A study this month in the journal Academic Pediatrics provides a pithy example of a persistent disconnect for the wellness movement in the healthcare workplace.
The study by researchers at the UCLA School of Medicine and the RAND Corp. examined the menus at 14 children's hospitals in California and found that only 7% of the nearly 400 entrees were considered healthy.
"As health professionals, we understand the connection between healthy eating and good health, and our hospitals should be role models in this regard," Lenard Lesser, MD, the primary investigator on the study, said in a media release. "Unfortunately, the food in many hospitals is no better—and in some cases worse—than what you would find in a fast food restaurant."

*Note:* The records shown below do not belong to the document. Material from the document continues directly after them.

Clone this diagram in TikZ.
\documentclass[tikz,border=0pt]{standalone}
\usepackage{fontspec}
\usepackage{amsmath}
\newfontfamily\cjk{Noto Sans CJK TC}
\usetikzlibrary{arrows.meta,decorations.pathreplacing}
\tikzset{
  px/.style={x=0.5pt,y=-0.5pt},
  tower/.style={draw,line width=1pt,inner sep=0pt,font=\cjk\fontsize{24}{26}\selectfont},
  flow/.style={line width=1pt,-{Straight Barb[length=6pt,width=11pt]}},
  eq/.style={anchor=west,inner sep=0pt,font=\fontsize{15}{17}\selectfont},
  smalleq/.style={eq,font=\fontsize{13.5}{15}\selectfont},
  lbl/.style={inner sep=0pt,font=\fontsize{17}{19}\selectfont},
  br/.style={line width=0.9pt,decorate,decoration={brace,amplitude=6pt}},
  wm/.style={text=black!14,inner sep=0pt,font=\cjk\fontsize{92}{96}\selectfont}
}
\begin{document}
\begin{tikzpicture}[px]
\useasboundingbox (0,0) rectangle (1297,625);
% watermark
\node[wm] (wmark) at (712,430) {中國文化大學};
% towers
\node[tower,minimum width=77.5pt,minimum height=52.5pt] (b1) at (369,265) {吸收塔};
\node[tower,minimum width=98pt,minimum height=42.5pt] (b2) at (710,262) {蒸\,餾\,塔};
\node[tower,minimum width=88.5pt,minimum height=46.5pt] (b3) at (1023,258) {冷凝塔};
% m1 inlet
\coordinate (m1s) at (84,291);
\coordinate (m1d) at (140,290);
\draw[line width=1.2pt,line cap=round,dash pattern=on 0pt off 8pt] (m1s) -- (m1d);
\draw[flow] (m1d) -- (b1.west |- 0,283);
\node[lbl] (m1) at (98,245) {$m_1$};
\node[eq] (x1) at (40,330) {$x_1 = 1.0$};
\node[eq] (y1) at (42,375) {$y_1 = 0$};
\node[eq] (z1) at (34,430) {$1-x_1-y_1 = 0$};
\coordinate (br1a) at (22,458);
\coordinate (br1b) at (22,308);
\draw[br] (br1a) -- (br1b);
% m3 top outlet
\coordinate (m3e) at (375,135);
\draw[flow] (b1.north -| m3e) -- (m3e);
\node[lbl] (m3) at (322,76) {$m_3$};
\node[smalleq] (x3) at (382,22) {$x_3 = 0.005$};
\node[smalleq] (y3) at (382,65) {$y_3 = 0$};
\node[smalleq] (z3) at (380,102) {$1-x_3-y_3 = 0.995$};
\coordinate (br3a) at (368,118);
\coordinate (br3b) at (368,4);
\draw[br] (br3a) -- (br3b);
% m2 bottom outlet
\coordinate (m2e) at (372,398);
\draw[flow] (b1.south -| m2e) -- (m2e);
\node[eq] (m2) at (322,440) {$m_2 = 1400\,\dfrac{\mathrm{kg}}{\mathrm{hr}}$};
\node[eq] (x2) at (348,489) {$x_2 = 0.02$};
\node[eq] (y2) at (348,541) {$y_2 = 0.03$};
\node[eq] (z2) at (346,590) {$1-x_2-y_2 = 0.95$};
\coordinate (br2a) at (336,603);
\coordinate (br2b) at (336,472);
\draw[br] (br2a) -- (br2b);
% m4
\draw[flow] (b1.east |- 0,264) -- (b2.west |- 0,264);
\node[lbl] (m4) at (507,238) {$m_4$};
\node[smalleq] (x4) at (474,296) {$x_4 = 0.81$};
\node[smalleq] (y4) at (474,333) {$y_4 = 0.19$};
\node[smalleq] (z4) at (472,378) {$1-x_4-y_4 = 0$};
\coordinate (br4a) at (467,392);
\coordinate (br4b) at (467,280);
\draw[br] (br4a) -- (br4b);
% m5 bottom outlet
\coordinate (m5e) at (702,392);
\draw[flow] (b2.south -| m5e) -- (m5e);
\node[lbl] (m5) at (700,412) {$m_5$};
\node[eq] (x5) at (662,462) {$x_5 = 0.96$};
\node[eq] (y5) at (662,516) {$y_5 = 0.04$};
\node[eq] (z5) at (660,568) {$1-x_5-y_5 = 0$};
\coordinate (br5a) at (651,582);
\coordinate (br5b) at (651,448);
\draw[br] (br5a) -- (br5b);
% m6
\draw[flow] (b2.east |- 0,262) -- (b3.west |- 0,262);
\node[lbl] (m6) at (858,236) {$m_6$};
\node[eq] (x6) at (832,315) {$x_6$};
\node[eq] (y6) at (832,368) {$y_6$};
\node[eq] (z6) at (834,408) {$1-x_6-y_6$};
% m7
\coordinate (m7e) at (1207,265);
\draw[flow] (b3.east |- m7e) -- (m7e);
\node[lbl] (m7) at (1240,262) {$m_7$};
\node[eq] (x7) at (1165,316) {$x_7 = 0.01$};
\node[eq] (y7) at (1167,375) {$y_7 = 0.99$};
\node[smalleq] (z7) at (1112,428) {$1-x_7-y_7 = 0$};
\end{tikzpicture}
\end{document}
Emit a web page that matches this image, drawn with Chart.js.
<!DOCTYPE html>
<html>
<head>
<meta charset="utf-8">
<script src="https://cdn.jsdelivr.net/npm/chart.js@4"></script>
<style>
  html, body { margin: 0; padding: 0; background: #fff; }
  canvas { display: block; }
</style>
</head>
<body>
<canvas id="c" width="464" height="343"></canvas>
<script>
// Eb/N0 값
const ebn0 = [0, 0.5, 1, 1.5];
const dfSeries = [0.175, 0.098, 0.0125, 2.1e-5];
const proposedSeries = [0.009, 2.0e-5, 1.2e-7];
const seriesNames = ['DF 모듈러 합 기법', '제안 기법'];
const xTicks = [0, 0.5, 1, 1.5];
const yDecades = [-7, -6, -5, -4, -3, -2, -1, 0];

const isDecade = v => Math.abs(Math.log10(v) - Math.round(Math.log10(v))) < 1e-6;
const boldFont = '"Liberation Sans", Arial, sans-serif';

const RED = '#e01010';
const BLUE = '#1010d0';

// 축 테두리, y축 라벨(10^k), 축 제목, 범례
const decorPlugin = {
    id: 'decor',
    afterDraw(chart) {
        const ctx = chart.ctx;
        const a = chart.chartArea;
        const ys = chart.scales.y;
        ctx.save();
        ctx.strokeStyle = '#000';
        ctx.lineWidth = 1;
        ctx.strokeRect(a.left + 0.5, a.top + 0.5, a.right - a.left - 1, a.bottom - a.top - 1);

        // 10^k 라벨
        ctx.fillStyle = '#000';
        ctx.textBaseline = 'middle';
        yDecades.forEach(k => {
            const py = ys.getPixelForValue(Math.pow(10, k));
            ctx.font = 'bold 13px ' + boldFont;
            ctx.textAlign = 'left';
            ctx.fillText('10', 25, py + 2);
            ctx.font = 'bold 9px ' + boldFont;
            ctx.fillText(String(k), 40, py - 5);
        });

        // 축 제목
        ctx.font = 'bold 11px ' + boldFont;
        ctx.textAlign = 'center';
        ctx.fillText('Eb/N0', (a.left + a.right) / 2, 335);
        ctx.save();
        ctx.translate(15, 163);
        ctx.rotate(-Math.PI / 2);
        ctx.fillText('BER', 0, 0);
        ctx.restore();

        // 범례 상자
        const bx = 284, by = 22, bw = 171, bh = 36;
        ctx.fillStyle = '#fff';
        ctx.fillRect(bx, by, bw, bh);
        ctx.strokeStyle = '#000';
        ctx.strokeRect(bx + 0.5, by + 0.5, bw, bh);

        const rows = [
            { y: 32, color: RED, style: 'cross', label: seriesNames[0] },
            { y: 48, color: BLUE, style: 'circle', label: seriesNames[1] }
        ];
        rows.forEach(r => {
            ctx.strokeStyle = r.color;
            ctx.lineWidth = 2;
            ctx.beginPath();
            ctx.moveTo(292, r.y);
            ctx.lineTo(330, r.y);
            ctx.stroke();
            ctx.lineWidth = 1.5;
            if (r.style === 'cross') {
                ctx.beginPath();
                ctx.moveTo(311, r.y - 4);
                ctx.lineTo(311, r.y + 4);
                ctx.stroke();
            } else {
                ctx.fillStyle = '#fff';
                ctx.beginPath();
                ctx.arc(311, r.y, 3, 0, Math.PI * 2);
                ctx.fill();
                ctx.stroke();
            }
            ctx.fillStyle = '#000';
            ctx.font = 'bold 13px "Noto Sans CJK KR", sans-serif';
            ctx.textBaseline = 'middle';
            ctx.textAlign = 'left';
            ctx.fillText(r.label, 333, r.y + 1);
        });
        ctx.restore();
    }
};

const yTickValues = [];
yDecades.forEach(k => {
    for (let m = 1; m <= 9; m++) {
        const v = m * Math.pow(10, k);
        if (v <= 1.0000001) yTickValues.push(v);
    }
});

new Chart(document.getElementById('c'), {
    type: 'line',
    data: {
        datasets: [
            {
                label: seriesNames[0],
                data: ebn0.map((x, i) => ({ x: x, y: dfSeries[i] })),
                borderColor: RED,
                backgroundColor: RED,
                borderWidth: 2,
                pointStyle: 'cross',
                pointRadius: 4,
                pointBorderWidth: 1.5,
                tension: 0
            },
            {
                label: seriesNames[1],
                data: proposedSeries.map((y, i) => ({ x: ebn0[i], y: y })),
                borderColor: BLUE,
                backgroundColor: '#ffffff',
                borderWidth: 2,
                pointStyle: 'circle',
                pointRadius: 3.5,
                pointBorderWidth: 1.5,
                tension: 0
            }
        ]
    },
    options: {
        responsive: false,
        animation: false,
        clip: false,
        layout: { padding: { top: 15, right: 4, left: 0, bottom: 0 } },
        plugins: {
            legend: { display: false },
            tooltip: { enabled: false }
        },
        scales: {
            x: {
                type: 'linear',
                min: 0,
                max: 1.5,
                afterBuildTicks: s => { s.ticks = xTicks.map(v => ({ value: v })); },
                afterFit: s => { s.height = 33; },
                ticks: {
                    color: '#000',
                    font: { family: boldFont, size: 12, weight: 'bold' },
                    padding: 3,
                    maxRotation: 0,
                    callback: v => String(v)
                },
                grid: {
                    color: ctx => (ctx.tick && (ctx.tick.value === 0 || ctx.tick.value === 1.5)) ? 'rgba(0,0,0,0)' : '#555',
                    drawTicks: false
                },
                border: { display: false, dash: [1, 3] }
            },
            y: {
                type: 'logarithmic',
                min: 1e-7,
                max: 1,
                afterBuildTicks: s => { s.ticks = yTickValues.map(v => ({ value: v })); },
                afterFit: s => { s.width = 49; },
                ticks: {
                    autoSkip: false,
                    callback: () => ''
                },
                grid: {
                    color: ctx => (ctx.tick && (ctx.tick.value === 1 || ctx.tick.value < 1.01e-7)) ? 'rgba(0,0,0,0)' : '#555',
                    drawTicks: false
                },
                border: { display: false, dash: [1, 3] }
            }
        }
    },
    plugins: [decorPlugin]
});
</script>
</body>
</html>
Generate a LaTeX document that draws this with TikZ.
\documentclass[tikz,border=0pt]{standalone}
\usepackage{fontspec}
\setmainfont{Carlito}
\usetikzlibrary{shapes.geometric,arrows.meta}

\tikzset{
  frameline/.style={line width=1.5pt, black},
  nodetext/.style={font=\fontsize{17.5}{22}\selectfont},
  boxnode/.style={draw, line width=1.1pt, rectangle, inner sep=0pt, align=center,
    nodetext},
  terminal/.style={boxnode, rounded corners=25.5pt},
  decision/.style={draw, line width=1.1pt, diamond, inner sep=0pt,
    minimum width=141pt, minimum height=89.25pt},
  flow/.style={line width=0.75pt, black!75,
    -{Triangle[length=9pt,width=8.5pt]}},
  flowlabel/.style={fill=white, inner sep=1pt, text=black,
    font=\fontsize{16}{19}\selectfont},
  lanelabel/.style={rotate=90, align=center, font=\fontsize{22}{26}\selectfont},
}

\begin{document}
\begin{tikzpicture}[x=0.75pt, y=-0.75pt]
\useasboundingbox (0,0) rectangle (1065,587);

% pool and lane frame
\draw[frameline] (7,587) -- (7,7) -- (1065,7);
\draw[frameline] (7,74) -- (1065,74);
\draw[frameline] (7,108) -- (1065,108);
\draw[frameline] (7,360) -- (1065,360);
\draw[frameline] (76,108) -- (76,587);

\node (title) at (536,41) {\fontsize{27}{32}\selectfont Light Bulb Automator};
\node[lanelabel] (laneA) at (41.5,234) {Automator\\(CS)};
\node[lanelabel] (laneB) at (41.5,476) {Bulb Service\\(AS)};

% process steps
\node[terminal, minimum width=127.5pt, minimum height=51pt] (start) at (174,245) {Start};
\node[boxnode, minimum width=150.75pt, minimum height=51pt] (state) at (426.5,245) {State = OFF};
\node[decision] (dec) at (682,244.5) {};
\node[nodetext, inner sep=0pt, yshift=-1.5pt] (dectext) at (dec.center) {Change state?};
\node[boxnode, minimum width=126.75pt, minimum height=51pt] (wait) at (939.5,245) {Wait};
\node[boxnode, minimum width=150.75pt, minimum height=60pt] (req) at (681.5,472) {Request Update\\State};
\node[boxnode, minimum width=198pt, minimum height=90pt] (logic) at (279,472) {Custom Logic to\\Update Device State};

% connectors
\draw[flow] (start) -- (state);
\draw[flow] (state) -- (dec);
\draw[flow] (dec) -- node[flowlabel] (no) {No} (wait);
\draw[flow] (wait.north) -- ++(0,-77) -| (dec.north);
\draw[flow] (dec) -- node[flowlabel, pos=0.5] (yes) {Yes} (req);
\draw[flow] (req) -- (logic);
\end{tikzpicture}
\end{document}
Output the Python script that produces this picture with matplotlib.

While the study concentrates on children's hospitals in California, it is not unreasonable to suggest that these poor nutritional standards could be found in many other hospitals across the nation. If so, the study illustrates that while many hospitals talk the talk on improving nutrition, staff, patients, and visitors at hospital cafeterias still chew the fat.
Most—if not all—hospitals ban tobacco use, so they probably don't sell cigarettes in the gift shop. Why then should the standards be different for unhealthy food? Health issues related to overweight and obesity are key healthcare cost drivers. We all know that. So why promote it?
Simply stated, if your workplace wellness initiative features a weight loss program—or especially if you're contemplating heftier health insurance premiums for heftier employees—you shouldn't be selling cheese fries and sugary drinks in the lunchroom.